The case of García Rodríguez and Alpízar Ortiz, as well as others heard by the IACHR, have thrown a spotlight on pretrial detention, which is covered in Mexico’s penal code, as well as “Article 19 of the Constitution under the 2008 reforms,” according to the IACHR. Just a few months after the ruling in the García Rodríguez case, 18 of Mexico’s 31 states decided to eliminate pretrial detentions. 

President of the Supreme Court Justice Norma Piña

Last year’s court rulings have also provided fodder for López Obrador’s attacks on the Supreme Court, who he has feuded with at times.   

A 2011 constitutional reform strengthened human rights protections in Mexico and gave constitutional status to international human rights laws recognized by treaties that Mexico has signed. Because of this, the Supreme Court and Congress must abide by the IACHR rulings and nullify pretrial detentions. 

The Supreme Court is empowered to nullify pretrial detentions at the judiciary level by preventing prosecutors and judges from imposing the measure, but ultimately, it is Mexico’s Congress that has the responsibility to remove pretrial detentions from the Constitution. (López Obrador’s MORENA party and its allies hold a majority in Congress).

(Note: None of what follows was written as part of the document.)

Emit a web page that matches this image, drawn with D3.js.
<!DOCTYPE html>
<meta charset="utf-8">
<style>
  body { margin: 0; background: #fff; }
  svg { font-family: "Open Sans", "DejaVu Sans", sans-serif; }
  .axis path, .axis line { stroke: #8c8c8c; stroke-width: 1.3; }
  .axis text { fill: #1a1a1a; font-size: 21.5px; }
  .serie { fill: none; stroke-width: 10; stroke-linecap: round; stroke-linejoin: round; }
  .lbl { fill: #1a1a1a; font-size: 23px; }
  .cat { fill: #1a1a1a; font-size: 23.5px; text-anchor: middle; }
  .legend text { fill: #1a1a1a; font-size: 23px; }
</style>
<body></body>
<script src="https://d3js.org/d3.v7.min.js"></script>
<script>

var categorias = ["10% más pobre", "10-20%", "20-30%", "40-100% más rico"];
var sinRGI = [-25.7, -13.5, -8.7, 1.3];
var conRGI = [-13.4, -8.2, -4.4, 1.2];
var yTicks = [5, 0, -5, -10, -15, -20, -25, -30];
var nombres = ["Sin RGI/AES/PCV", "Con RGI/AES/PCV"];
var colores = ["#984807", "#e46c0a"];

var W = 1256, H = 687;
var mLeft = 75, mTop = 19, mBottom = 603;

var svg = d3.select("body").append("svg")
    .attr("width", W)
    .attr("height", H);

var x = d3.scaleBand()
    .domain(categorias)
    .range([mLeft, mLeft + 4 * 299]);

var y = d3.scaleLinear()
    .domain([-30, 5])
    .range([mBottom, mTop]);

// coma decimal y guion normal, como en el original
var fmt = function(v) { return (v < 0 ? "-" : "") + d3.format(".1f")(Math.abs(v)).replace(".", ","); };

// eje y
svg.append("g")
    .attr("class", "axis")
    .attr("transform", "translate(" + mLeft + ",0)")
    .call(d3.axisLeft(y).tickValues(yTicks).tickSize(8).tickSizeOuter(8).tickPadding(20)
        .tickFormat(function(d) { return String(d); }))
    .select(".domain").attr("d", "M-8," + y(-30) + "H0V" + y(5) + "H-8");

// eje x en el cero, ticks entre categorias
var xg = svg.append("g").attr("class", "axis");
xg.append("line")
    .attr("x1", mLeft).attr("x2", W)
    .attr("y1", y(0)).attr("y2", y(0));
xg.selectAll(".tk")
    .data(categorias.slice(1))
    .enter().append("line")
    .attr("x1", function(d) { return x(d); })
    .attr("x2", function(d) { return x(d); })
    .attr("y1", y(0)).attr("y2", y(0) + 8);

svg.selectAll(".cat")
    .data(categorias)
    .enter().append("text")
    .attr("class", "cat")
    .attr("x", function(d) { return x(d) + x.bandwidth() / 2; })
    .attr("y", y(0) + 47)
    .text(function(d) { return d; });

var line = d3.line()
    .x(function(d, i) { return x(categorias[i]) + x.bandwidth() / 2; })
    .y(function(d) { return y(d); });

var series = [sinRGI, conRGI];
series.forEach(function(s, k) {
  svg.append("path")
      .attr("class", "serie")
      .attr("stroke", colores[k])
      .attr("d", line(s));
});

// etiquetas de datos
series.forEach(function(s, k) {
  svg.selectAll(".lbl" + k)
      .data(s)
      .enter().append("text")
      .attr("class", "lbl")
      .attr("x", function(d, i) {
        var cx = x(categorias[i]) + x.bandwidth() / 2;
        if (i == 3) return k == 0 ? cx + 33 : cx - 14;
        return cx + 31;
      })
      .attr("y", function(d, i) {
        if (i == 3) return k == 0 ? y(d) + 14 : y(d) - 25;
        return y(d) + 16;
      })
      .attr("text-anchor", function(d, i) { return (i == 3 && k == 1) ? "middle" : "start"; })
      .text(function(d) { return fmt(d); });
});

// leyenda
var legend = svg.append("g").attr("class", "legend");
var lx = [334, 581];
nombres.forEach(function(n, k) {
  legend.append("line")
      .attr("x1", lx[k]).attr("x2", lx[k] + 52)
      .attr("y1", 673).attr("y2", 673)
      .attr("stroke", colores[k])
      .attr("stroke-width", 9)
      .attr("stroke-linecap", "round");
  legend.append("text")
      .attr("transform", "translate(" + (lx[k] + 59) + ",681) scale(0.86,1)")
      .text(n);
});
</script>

Ignoring Congress’ role in the matter, the president has focused his ire on the Supreme Court, accusing the legal body of undermining other branches of government and putting foreign interests above Mexican law. 

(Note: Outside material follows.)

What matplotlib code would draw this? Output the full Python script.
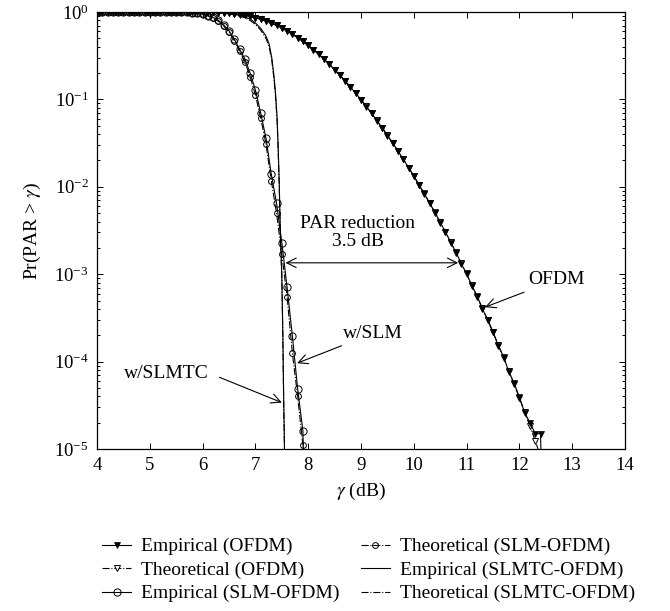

During a press conference earlier in April, López Obrador said, “Now they want to remove pretrial detention. Suddenly, the [Supreme Court justices] became internationalists and said, ‘Although it is in our Constitution, in the resolutions of the Inter-American Commission on Human Rights of the OAS, they say that pretrial detention should not exist,’ and as Mexico has adhered to international agreements, our Constitution is sent to the trash.” 

President Andrés Manuel López Obrador

Moreover, López Obrador’s government argues that pretrial detentions are a safety measure in a country grappling with high crime rates. Human rights defenders argue that the mechanism disproportionately affects poor people, and contributes to an already weak judiciary. 

According to a 2021 National Survey of the Population Deprived of Liberty (ENPOL), nearly 60% make USD $400 or less per month, while 25% make less than $175, far less than minimum wage. 

According to the World Justice Project, which analyzes the strength of justice systems globally, Mexico’s criminal justice system ranks 132nd out of 142 countries. 

Léon, the lawyer and rights defender, said that pretrial detention contributes to the country’s criminal justice problems. “Our police forces are very repressive, and what many agencies continue to do … is the practice of arbitrary detentions, extortion, and the fabrication of crimes because it has been much more effective for the prosecutors to fabricate those responsible than to truly investigate. So [pretrial detention], then, upholds this complex puzzle of structural weaknesses and lack of institutional capacities in the country,” he said. 

For García Rodríguez, who continues to appeal his 2022 murder conviction, the effects of pretrial detention have been more personal. “Above all, the stigma of being publicly accused of murder without being one. Well, it generated very serious damage to my family, my children, my father, and my brothers. They shattered whole lives. It threw my family into a state of social contempt,” said Rodríguez.